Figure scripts

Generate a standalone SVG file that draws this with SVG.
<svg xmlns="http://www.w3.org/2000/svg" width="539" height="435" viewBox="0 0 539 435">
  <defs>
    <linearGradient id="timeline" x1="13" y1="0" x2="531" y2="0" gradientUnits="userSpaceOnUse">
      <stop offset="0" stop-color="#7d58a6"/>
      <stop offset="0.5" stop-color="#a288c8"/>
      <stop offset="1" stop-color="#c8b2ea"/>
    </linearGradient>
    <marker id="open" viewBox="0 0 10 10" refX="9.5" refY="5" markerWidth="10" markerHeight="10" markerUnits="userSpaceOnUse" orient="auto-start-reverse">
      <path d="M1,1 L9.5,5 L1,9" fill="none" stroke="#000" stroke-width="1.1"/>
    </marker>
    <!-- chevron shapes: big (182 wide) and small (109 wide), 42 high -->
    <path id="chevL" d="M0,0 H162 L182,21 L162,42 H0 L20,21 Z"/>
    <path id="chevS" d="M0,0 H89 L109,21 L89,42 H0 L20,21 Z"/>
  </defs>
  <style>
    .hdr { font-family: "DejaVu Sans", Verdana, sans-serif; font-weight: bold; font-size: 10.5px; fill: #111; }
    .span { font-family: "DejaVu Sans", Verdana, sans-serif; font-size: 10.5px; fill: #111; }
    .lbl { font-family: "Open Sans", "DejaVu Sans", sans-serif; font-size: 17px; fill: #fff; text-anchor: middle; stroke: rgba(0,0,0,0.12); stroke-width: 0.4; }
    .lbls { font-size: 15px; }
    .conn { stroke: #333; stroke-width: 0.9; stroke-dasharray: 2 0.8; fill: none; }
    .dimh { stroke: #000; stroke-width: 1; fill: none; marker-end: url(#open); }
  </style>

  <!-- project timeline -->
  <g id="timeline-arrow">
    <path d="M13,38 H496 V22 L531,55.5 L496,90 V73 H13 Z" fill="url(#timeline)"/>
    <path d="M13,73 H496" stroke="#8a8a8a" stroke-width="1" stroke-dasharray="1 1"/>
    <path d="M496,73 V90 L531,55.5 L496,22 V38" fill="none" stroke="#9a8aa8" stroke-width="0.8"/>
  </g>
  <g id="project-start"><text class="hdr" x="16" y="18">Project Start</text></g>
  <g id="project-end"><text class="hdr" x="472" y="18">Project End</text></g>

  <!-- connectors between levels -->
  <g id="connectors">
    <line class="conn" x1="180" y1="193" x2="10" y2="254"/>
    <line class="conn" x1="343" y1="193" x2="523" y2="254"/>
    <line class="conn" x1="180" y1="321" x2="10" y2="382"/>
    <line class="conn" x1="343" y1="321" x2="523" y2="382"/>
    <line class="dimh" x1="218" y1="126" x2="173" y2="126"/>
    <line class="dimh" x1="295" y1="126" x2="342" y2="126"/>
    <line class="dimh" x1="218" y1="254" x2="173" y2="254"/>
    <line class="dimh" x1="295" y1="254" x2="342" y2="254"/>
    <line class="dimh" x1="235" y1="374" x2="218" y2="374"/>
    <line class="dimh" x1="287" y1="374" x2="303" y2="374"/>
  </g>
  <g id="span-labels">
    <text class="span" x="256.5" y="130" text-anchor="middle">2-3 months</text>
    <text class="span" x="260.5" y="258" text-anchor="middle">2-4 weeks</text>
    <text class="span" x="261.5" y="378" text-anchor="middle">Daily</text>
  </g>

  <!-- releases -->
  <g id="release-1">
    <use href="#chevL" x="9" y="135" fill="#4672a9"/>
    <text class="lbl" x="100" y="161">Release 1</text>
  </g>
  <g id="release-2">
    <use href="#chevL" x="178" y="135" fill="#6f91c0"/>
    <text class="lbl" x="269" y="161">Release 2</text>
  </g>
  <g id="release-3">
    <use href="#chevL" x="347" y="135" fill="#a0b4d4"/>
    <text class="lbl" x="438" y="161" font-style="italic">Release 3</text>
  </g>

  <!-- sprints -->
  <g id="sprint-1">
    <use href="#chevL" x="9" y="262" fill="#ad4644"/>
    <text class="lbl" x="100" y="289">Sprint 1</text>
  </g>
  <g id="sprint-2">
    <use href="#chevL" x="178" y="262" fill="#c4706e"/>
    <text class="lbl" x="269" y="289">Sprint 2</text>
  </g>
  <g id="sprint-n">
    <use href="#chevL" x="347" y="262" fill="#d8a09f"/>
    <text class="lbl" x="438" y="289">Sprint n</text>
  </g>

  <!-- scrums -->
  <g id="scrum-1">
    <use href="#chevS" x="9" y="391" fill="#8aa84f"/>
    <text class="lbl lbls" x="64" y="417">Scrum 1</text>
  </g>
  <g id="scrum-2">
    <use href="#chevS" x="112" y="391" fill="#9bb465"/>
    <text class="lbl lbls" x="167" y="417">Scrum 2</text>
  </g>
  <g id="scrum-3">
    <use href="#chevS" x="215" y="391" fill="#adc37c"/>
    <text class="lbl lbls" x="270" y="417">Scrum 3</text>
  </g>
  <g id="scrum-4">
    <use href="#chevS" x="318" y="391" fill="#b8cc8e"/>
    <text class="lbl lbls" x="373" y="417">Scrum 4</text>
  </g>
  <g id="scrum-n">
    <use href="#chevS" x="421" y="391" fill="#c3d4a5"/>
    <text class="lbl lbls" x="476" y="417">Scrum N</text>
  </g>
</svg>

==

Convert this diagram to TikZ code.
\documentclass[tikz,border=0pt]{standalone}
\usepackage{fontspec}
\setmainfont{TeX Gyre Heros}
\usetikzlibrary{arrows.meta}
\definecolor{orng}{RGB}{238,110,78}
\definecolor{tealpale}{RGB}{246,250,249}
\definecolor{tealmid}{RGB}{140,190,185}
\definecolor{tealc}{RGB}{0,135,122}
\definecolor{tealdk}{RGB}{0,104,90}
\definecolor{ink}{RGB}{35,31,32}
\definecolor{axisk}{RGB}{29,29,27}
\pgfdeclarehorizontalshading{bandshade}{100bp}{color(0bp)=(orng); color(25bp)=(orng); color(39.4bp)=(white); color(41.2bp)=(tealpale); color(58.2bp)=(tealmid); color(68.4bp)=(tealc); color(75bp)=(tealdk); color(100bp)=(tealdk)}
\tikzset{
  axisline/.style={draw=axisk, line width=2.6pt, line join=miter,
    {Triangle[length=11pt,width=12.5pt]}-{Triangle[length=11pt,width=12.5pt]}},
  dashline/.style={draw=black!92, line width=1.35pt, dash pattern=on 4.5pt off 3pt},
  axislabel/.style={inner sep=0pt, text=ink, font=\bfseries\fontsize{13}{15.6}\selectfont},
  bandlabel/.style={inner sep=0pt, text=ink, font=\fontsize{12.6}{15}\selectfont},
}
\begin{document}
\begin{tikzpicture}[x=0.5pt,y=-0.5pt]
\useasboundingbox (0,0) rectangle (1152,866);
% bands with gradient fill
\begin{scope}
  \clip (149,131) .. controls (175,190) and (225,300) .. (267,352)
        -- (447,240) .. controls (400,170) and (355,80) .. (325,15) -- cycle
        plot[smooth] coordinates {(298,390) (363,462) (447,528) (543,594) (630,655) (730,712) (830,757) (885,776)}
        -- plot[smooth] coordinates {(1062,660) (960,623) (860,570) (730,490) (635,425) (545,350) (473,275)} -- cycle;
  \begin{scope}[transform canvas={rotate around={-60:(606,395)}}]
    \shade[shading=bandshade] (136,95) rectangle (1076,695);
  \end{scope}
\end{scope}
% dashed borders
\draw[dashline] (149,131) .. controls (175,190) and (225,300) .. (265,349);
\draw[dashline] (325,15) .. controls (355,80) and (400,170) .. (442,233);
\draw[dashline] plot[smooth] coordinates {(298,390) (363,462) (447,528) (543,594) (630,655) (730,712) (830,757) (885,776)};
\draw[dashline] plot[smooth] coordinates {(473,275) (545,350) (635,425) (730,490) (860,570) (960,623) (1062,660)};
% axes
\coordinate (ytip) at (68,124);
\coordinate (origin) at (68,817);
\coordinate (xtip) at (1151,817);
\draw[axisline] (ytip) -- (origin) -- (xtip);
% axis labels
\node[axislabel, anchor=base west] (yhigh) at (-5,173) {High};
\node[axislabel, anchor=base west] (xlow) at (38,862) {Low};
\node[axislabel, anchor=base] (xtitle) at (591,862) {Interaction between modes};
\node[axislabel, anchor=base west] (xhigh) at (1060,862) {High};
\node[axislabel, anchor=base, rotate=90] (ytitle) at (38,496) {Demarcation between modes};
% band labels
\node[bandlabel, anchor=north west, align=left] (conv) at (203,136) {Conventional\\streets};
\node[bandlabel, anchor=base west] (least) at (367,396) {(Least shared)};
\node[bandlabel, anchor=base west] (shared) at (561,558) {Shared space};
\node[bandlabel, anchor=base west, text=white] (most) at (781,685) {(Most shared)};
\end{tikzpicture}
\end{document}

* **Objective**
Copy every line from the entries that contains the word "this".

* **Response**
Generate a standalone SVG file that draws this with SVG.
Convert this diagram to TikZ code.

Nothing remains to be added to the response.